Conference paper

A cascade image transform for speaker independent automatic speechreading


We propose a three-stage pixel based visual front end for automatic speechreading (lipreading) that results in improved recognition performance of spoken words or phonemes. The proposed algorithm is a cascade of three transforms applied to a three-dimensional video region of interest that contains the speaker's mouth area. The first stage is a typical image compression transform that achieves a high "energy", reduced-dimensionality representation of the video data. The second stage is a linear discriminant analysis based data projection, which is applied to a concatenation of a small number of consecutive image transformed video data.
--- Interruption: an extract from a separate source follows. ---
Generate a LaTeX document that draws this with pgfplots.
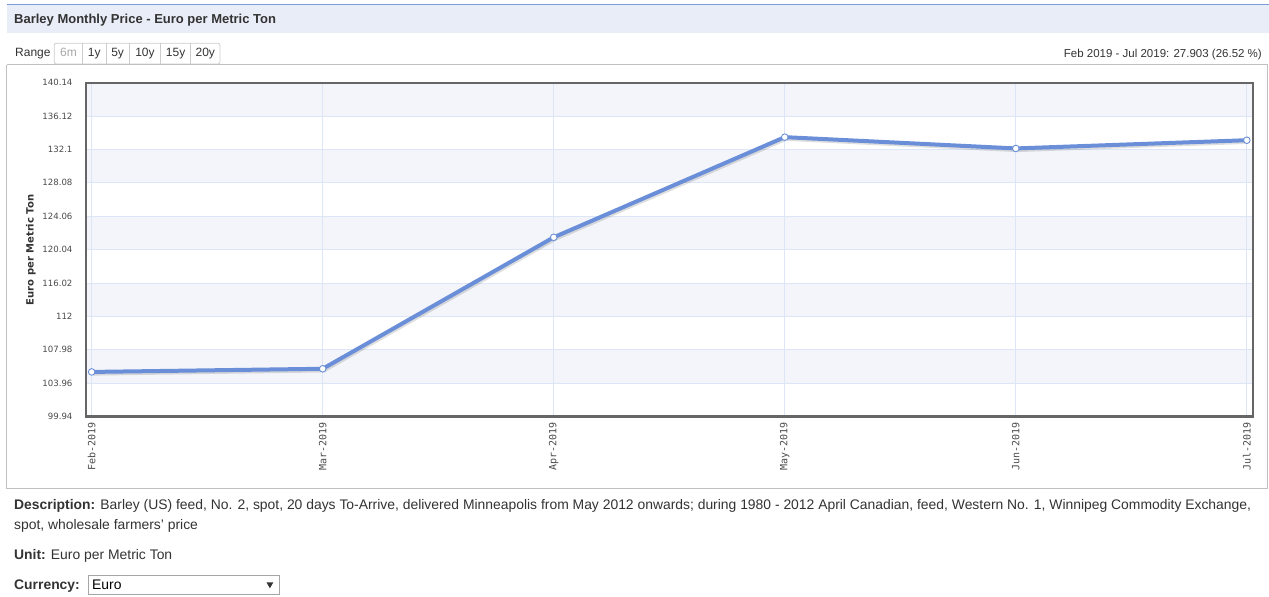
\documentclass[border=0pt]{standalone}
\usepackage{pgfplots}
\usepackage{pgfplotstable}
\pgfplotsset{compat=1.18}
\usepackage{fontspec}
\setmainfont{Liberation Sans}
\newfontfamily\verd{DejaVu Sans}
\newfontfamily\mono{DejaVu Sans Mono}
\definecolor{linec}{HTML}{6A8FD8}
\definecolor{band}{HTML}{F4F5FA}
\definecolor{gridc}{HTML}{DCE6F7}
\definecolor{barbg}{HTML}{E8EDF8}
\definecolor{bartop}{HTML}{7C9BD6}
\definecolor{framec}{HTML}{C0C0C0}
\definecolor{axframe}{HTML}{666666}
\definecolor{txt}{HTML}{333333}
\definecolor{ticktxt}{HTML}{4A4A4A}
\definecolor{btnc}{HTML}{CCCCCC}

\pgfplotstableread{
x y
0 105.31
1 105.69
2 121.52
3 133.58
4 132.22
5 133.21
}\pricedata

\def\XL{-0.0238}
\def\XR{5.026}

\begin{document}
\begin{tikzpicture}
\path (0pt,0pt) rectangle (1269pt,597pt);
% title bar
\fill[barbg] (7pt,564pt) rectangle (1269pt,592pt);
\draw[bartop, line width=1pt] (7pt,592pt) -- (1269pt,592pt);
\node[anchor=base west, inner sep=0pt, font=\fontsize{13}{15}\selectfont\bfseries, text=txt] at (14pt,573pt) {Barley Monthly Price - Euro per Metric Ton};
% range buttons
\node[anchor=base west, inner sep=0pt, font=\fontsize{12}{14}\selectfont, text=txt] at (15pt,540pt) {Range};
\draw[btnc, line width=0.8pt, rounded corners=2pt] (54.3pt,533pt) rectangle (220pt,553.7pt);
\foreach \xx in {82.7,106,129.3,160.7,190.7} {\draw[btnc, line width=0.8pt] (\xx pt,533pt) -- (\xx pt,553.7pt);}
\node[anchor=base, inner sep=0pt, font=\fontsize{12}{14}\selectfont, text=gray!70] at (68.5pt,540pt) {6m};
\node[anchor=base, inner sep=0pt, font=\fontsize{12}{14}\selectfont, text=txt] at (94.35pt,540pt) {1y};
\node[anchor=base, inner sep=0pt, font=\fontsize{12}{14}\selectfont, text=txt] at (117.65pt,540pt) {5y};
\node[anchor=base, inner sep=0pt, font=\fontsize{12}{14}\selectfont, text=txt] at (145pt,540pt) {10y};
\node[anchor=base, inner sep=0pt, font=\fontsize{12}{14}\selectfont, text=txt] at (175.7pt,540pt) {15y};
\node[anchor=base, inner sep=0pt, font=\fontsize{12}{14}\selectfont, text=txt] at (205.35pt,540pt) {20y};
\node[anchor=base east, inner sep=0pt, font=\fontsize{11.5}{14}\selectfont, text=txt] at (1262.5pt,539pt) {Feb 2019 - Jul 2019: 27.903 (26.52 \%)};
% frame
\draw[framec, line width=1pt] (7pt,532pt) -- (1268.5pt,532pt);
\draw[framec, line width=1pt] (7pt,532pt) -- (7pt,108pt) -- (1268pt,108pt) -- (1268pt,532pt);
% y label
\node[rotate=90, inner sep=0pt, font=\verd\fontsize{10}{12}\selectfont\bfseries, text=txt] at (31pt,347pt) {Euro per Metric Ton};
\begin{axis}[
  at={(86.2pt,180.3pt)}, anchor=south west,
  width=1167.1pt, height=334pt, scale only axis,
  set layers,
  xmin=\XL, xmax=\XR,
  ymin=99.94, ymax=140.14,
  xtick={0,1,2,3,4,5},
  xticklabels={Feb-2019,Mar-2019,Apr-2019,May-2019,Jun-2019,Jul-2019},
  ytick={99.94,103.96,107.98,112,116.02,120.04,124.06,128.08,132.1,136.12,140.14},
  yticklabels={99.94,103.96,107.98,112,116.02,120.04,124.06,128.08,132.1,136.12,140.14},
  xticklabel style={rotate=90, anchor=east, inner sep=0pt, font=\mono\fontsize{10}{11}\selectfont, text=ticktxt},
  yticklabel style={anchor=east, inner sep=0pt, font=\verd\fontsize{8.6}{10}\selectfont, text=ticktxt},
  xticklabel shift=6pt,
  yticklabel shift=13.5pt,
  grid=major,
  major grid style={gridc, line width=0.8pt},
  axis line style={axframe, line width=2.2pt},
  major tick length=0pt,
  tick style={draw=none},
]
\addplot[on layer=axis background, draw=none, fill=band] coordinates {(\XL,136.12) (\XR,136.12) (\XR,140.14) (\XL,140.14)} -- cycle;
\addplot[on layer=axis background, draw=none, fill=band] coordinates {(\XL,128.08) (\XR,128.08) (\XR,132.1) (\XL,132.1)} -- cycle;
\addplot[on layer=axis background, draw=none, fill=band] coordinates {(\XL,120.04) (\XR,120.04) (\XR,124.06) (\XL,124.06)} -- cycle;
\addplot[on layer=axis background, draw=none, fill=band] coordinates {(\XL,112) (\XR,112) (\XR,116.02) (\XL,116.02)} -- cycle;
\addplot[on layer=axis background, draw=none, fill=band] coordinates {(\XL,103.96) (\XR,103.96) (\XR,107.98) (\XL,107.98)} -- cycle;
\addplot[black, opacity=0.13, line width=4pt, no marks] table[x expr=\thisrow{x}+0.005, y expr=\thisrow{y}-0.2] {\pricedata};
\addplot[linec, line width=4pt, mark=*, mark size=3.3pt, mark options={fill=white, draw=linec, line width=0.9pt}] table[x=x, y=y] {\pricedata};
\end{axis}
% description
\node[anchor=base west, inner sep=0pt, font=\fontsize{13.9}{16}\selectfont, text=txt] at (14pt,87pt) {\textbf{Description:} Barley (US) feed, No. 2, spot, 20 days To-Arrive, delivered Minneapolis from May 2012 onwards; during 1980 - 2012 April Canadian, feed, Western No. 1, Winnipeg Commodity Exchange,};
\node[anchor=base west, inner sep=0pt, font=\fontsize{13.9}{16}\selectfont, text=txt] at (14pt,67.5pt) {spot, wholesale farmers' price};
\node[anchor=base west, inner sep=0pt, font=\fontsize{13.9}{16}\selectfont, text=txt] at (14pt,37.5pt) {\textbf{Unit:} Euro per Metric Ton};
\node[anchor=base west, inner sep=0pt, font=\fontsize{13.9}{16}\selectfont, text=txt] at (14pt,7.5pt) {\textbf{Currency:}};
\draw[gray!70, line width=0.8pt] (88.5pt,2.7pt) rectangle (279.5pt,21pt);
\node[anchor=base west, inner sep=0pt, font=\fontsize{13.9}{16}\selectfont, text=black] at (92pt,7.5pt) {Euro};
\fill[black!80] (266.5pt,14.5pt) -- (273.5pt,14.5pt) -- (270pt,8.5pt) -- cycle;
\end{tikzpicture}
\end{document}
The third stage is a data rotation by means of a maximum likelihood linear transform. Such transform optimizes the likelihood of the observed data under the assumption of their class conditional Gaussian distribution with diagonal covariance. We apply the algorithm to visual-only 52-class phonetic and 27-class visemic classification on a 162-subject, 7-hour long, large vocabulary, continuous speech audio-visual dataset. We demonstrate significant classification accuracy gains by each added stage of the proposed algorithm, which, when combined, can reach up to 27% improvement. Overall, we achieve a 49% (38%) visual-only frame level phonetic classification accuracy with (without) use of test set phone boundaries. In addition, we report improved audio-visual phonetic classification over the use of a single-stage image transform visual front end.